━━ Supplied entries ━━
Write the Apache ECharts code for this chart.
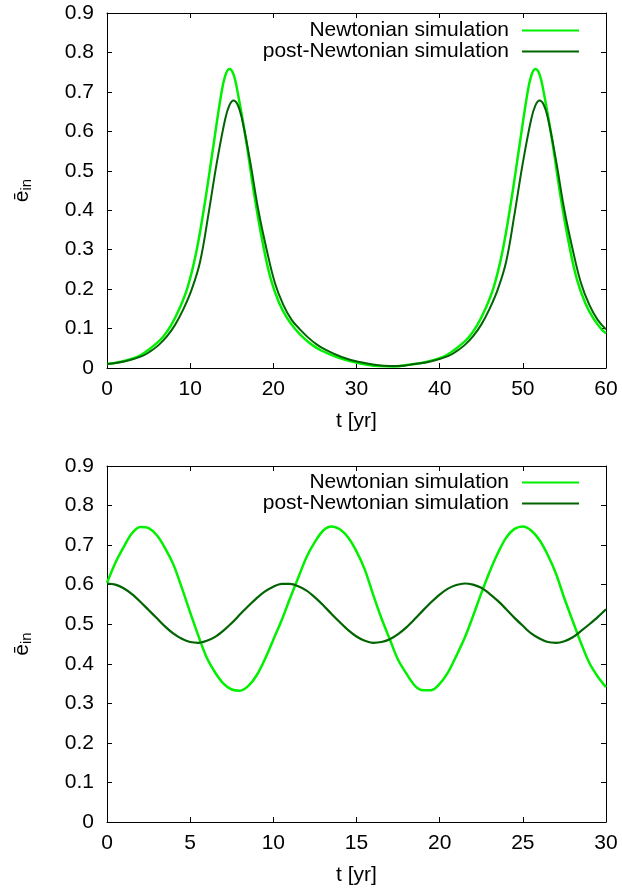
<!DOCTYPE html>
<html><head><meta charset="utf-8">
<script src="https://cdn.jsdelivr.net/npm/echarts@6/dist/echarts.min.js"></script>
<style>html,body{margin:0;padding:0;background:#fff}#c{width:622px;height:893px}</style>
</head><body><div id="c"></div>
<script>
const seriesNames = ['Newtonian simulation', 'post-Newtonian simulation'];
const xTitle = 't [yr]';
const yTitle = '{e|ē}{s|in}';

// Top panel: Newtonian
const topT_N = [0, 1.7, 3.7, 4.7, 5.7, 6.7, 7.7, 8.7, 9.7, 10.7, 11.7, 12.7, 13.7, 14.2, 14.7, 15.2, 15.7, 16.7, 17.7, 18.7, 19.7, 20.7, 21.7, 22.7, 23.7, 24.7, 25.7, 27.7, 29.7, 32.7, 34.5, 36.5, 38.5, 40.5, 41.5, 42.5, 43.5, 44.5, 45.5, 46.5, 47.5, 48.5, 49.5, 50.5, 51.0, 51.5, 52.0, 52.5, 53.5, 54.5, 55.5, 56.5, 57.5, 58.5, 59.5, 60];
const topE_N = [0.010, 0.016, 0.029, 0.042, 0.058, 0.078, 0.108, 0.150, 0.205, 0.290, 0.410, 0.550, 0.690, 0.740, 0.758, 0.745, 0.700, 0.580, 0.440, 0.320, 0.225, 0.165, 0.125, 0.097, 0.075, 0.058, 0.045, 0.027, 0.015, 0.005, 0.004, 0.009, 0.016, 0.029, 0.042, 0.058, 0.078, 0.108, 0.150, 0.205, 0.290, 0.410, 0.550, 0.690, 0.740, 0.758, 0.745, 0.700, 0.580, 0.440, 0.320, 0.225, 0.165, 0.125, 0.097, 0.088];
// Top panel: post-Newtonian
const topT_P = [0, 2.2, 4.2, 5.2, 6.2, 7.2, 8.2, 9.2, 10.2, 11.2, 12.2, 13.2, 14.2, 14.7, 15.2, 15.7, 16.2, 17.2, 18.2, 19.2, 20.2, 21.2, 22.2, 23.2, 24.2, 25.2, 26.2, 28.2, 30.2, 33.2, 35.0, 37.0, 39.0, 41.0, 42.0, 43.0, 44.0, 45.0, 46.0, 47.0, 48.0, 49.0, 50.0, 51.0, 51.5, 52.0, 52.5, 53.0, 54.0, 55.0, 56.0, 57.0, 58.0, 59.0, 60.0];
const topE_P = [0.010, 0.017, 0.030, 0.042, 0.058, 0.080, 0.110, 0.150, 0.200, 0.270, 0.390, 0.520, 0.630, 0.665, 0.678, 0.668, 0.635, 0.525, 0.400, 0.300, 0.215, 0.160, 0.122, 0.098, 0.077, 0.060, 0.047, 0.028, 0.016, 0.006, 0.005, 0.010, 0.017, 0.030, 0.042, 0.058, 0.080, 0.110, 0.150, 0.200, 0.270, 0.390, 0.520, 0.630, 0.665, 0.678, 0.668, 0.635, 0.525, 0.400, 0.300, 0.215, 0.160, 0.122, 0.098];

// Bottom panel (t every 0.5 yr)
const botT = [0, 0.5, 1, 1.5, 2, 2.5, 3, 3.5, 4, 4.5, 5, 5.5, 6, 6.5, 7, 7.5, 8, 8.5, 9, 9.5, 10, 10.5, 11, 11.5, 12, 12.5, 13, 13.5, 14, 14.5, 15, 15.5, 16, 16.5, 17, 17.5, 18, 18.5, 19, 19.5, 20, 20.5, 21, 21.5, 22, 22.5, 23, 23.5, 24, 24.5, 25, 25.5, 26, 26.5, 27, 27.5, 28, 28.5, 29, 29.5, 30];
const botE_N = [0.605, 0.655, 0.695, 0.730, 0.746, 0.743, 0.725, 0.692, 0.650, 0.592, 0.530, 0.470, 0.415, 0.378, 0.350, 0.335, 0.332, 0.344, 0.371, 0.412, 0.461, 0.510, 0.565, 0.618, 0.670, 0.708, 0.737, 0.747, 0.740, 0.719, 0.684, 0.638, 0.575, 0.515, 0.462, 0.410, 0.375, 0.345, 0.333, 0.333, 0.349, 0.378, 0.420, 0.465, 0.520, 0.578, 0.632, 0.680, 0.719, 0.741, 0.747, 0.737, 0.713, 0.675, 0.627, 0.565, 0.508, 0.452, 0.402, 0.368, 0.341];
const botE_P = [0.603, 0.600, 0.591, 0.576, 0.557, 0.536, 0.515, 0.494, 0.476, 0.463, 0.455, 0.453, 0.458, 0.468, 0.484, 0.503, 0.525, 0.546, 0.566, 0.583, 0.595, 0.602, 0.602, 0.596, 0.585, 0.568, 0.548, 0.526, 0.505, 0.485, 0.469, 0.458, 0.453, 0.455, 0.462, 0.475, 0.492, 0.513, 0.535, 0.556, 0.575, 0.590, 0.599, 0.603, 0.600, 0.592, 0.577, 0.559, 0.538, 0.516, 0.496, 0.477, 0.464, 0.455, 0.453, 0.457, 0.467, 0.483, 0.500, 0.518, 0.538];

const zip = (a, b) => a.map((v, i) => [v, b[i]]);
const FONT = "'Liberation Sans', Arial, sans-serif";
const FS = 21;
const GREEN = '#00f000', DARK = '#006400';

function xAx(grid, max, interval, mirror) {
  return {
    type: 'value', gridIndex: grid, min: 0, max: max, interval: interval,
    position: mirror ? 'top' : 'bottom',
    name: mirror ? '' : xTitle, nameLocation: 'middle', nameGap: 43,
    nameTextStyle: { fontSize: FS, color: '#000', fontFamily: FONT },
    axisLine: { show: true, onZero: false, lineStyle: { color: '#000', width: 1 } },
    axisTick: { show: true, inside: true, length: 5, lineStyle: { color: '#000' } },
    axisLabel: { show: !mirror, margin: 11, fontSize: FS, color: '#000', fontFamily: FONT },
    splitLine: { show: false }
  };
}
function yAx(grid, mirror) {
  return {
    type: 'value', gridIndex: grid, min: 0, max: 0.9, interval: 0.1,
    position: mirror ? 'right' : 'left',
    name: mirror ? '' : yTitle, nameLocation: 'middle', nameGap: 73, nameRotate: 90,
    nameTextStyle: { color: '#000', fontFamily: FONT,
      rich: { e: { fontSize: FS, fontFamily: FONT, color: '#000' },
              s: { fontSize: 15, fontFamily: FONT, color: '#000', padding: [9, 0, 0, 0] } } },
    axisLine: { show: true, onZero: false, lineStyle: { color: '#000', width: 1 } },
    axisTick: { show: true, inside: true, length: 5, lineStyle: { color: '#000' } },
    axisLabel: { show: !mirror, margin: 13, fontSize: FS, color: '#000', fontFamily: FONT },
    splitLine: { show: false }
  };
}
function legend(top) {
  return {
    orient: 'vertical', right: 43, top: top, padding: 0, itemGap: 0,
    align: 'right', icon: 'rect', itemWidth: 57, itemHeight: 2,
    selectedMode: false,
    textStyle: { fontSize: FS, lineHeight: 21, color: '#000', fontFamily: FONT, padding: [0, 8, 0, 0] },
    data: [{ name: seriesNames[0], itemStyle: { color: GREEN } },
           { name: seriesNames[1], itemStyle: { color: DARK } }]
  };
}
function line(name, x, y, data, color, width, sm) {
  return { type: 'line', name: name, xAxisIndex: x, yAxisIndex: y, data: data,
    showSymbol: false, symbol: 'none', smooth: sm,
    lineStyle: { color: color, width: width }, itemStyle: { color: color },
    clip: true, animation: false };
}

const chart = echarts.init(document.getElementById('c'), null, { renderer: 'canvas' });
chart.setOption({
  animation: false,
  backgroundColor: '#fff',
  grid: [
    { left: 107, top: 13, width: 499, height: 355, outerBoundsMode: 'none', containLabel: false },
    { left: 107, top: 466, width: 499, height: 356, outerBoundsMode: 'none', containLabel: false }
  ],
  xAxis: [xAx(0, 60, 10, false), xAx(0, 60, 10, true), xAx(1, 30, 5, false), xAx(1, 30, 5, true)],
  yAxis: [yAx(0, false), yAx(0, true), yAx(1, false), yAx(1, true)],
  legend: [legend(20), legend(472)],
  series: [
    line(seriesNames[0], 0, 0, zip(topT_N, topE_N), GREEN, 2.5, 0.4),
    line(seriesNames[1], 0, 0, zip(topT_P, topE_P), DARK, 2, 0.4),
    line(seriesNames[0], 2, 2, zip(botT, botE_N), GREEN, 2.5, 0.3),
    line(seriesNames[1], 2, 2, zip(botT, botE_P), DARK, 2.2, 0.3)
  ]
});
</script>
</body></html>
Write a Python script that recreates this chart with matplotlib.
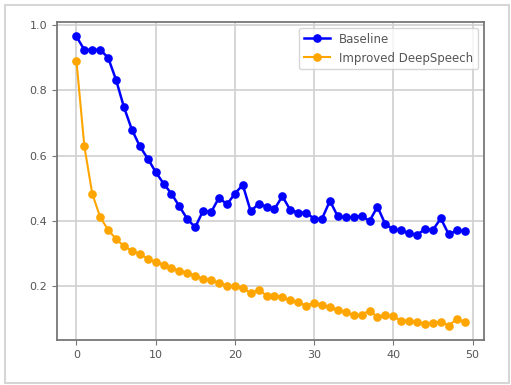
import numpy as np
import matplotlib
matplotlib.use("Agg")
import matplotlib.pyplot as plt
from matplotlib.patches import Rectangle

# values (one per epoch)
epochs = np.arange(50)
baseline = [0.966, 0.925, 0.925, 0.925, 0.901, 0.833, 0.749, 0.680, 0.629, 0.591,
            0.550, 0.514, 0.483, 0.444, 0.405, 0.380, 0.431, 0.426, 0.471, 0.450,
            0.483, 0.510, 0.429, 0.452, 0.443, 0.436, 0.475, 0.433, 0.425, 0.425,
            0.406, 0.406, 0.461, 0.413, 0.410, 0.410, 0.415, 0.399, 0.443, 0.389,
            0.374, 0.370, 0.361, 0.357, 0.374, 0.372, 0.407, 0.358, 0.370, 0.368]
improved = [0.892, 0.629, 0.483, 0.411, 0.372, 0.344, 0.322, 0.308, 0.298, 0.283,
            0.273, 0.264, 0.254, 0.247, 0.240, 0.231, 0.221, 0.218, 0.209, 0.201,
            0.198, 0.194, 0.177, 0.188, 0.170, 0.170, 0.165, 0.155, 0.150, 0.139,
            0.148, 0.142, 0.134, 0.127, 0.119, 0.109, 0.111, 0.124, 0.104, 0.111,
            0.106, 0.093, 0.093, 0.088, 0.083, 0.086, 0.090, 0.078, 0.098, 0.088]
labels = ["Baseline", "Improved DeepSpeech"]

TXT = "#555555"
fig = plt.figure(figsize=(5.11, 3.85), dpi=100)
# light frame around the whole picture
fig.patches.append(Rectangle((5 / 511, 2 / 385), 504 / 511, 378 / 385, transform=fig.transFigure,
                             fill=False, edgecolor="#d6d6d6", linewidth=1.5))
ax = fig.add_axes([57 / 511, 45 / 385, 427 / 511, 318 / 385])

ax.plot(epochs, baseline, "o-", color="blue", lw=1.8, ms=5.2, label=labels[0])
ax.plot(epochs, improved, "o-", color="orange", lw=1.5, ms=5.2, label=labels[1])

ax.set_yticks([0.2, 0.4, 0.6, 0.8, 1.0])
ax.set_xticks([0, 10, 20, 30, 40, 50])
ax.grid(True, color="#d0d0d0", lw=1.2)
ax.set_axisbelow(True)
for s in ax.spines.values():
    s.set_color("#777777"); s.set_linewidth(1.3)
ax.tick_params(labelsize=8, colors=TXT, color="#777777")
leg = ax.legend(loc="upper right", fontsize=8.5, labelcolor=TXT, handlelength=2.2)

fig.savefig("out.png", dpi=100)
━━━
## Instruction
Copy in full each line that holds the word "this".

## Reply to the exercise
Write the Apache ECharts code for this chart.
Write a Python script that recreates this chart with matplotlib.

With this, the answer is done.